#### [DATASET SECTION]
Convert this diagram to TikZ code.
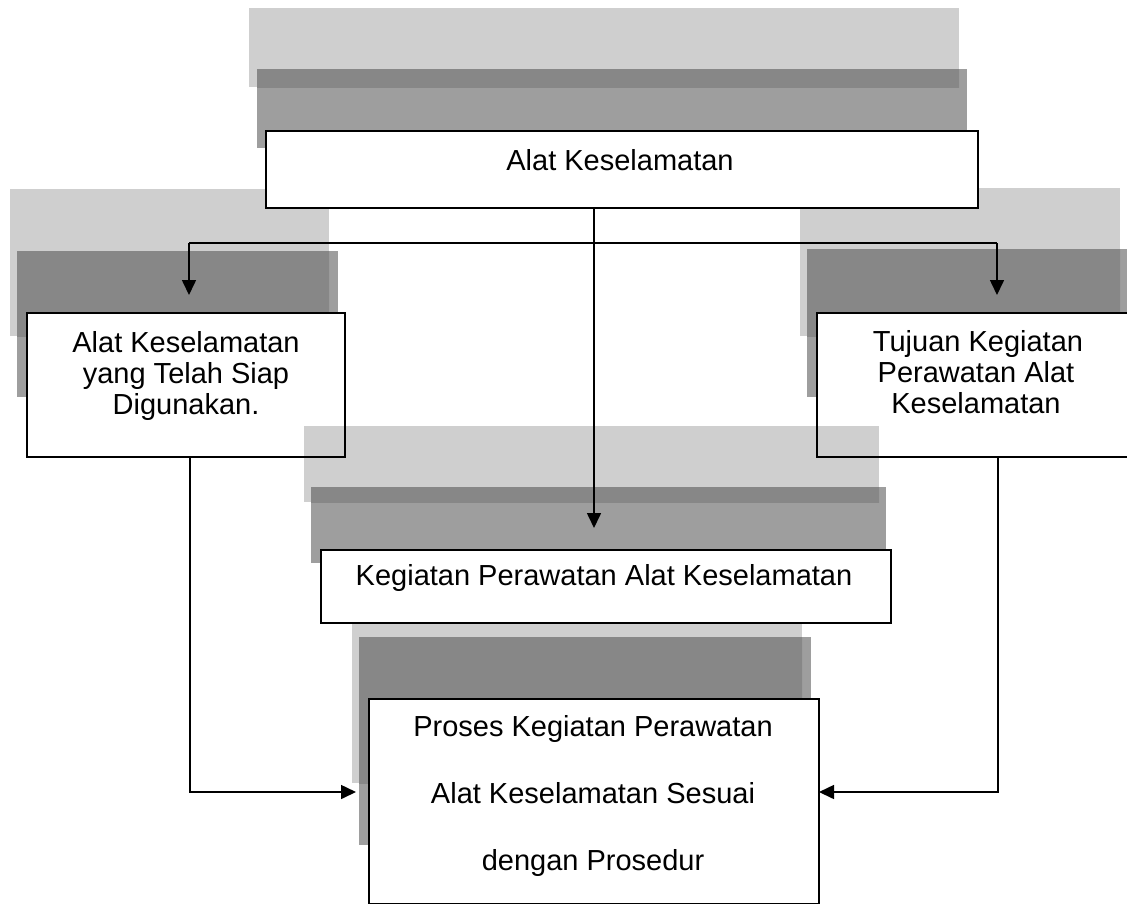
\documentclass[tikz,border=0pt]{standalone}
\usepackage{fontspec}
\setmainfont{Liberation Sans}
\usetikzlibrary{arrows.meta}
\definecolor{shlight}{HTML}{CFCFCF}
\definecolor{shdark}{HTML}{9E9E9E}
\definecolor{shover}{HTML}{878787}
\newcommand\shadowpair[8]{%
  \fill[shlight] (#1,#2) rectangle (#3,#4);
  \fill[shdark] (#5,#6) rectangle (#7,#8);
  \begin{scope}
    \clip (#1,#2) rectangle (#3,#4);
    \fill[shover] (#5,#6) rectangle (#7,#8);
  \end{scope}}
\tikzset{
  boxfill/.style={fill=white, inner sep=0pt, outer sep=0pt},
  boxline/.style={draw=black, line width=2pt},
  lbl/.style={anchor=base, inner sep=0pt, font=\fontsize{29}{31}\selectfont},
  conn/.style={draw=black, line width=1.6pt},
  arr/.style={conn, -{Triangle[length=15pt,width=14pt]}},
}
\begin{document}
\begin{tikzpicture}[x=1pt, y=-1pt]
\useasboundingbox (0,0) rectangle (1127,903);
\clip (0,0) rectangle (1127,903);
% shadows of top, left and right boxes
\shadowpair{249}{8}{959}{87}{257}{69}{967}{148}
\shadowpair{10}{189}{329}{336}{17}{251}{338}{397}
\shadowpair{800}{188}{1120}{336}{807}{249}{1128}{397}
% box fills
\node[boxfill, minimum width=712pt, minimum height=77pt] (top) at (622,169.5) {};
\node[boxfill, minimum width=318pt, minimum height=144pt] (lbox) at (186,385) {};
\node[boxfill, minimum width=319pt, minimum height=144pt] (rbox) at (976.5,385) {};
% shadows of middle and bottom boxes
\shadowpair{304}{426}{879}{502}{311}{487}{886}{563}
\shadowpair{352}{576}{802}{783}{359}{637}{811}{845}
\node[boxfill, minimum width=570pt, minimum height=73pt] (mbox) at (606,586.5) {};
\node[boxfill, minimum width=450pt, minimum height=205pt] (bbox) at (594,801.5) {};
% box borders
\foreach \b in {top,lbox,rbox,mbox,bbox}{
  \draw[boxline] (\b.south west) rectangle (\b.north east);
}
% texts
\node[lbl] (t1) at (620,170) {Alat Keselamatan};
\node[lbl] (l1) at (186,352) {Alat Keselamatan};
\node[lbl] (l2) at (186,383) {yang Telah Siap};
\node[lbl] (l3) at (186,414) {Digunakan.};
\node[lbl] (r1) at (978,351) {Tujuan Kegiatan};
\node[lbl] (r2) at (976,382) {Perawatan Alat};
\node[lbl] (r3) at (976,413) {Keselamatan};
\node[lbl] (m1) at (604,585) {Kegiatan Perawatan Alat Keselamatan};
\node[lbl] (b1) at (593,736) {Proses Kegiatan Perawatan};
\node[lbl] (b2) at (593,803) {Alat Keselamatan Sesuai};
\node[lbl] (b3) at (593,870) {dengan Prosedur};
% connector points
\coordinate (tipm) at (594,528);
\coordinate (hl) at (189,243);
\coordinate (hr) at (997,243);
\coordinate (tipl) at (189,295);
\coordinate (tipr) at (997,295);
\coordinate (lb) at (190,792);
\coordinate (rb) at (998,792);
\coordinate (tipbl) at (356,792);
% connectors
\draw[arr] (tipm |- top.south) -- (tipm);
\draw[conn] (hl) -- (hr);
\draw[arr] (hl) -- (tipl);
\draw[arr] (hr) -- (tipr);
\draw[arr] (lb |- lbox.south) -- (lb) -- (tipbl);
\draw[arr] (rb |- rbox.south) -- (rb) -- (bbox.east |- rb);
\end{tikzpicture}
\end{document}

#### [DIRECTIVE]
Without including any picture, repeat the data exactly.

#### [PROBLEM SOLUTION]
Convert this diagram to TikZ code.
\documentclass[tikz,border=0pt]{standalone}
\usepackage{fontspec}
\setmainfont{Liberation Sans}
\usetikzlibrary{arrows.meta}
\definecolor{shlight}{HTML}{CFCFCF}
\definecolor{shdark}{HTML}{9E9E9E}
\definecolor{shover}{HTML}{878787}
\newcommand\shadowpair[8]{%
  \fill[shlight] (#1,#2) rectangle (#3,#4);
  \fill[shdark] (#5,#6) rectangle (#7,#8);
  \begin{scope}
    \clip (#1,#2) rectangle (#3,#4);
    \fill[shover] (#5,#6) rectangle (#7,#8);
  \end{scope}}
\tikzset{
  boxfill/.style={fill=white, inner sep=0pt, outer sep=0pt},
  boxline/.style={draw=black, line width=2pt},
  lbl/.style={anchor=base, inner sep=0pt, font=\fontsize{29}{31}\selectfont},
  conn/.style={draw=black, line width=1.6pt},
  arr/.style={conn, -{Triangle[length=15pt,width=14pt]}},
}
\begin{document}
\begin{tikzpicture}[x=1pt, y=-1pt]
\useasboundingbox (0,0) rectangle (1127,903);
\clip (0,0) rectangle (1127,903);
% shadows of top, left and right boxes
\shadowpair{249}{8}{959}{87}{257}{69}{967}{148}
\shadowpair{10}{189}{329}{336}{17}{251}{338}{397}
\shadowpair{800}{188}{1120}{336}{807}{249}{1128}{397}
% box fills
\node[boxfill, minimum width=712pt, minimum height=77pt] (top) at (622,169.5) {};
\node[boxfill, minimum width=318pt, minimum height=144pt] (lbox) at (186,385) {};
\node[boxfill, minimum width=319pt, minimum height=144pt] (rbox) at (976.5,385) {};
% shadows of middle and bottom boxes
\shadowpair{304}{426}{879}{502}{311}{487}{886}{563}
\shadowpair{352}{576}{802}{783}{359}{637}{811}{845}
\node[boxfill, minimum width=570pt, minimum height=73pt] (mbox) at (606,586.5) {};
\node[boxfill, minimum width=450pt, minimum height=205pt] (bbox) at (594,801.5) {};
% box borders
\foreach \b in {top,lbox,rbox,mbox,bbox}{
  \draw[boxline] (\b.south west) rectangle (\b.north east);
}
% texts
\node[lbl] (t1) at (620,170) {Alat Keselamatan};
\node[lbl] (l1) at (186,352) {Alat Keselamatan};
\node[lbl] (l2) at (186,383) {yang Telah Siap};
\node[lbl] (l3) at (186,414) {Digunakan.};
\node[lbl] (r1) at (978,351) {Tujuan Kegiatan};
\node[lbl] (r2) at (976,382) {Perawatan Alat};
\node[lbl] (r3) at (976,413) {Keselamatan};
\node[lbl] (m1) at (604,585) {Kegiatan Perawatan Alat Keselamatan};
\node[lbl] (b1) at (593,736) {Proses Kegiatan Perawatan};
\node[lbl] (b2) at (593,803) {Alat Keselamatan Sesuai};
\node[lbl] (b3) at (593,870) {dengan Prosedur};
% connector points
\coordinate (tipm) at (594,528);
\coordinate (hl) at (189,243);
\coordinate (hr) at (997,243);
\coordinate (tipl) at (189,295);
\coordinate (tipr) at (997,295);
\coordinate (lb) at (190,792);
\coordinate (rb) at (998,792);
\coordinate (tipbl) at (356,792);
% connectors
\draw[arr] (tipm |- top.south) -- (tipm);
\draw[conn] (hl) -- (hr);
\draw[arr] (hl) -- (tipl);
\draw[arr] (hr) -- (tipr);
\draw[arr] (lb |- lbox.south) -- (lb) -- (tipbl);
\draw[arr] (rb |- rbox.south) -- (rb) -- (bbox.east |- rb);
\end{tikzpicture}
\end{document}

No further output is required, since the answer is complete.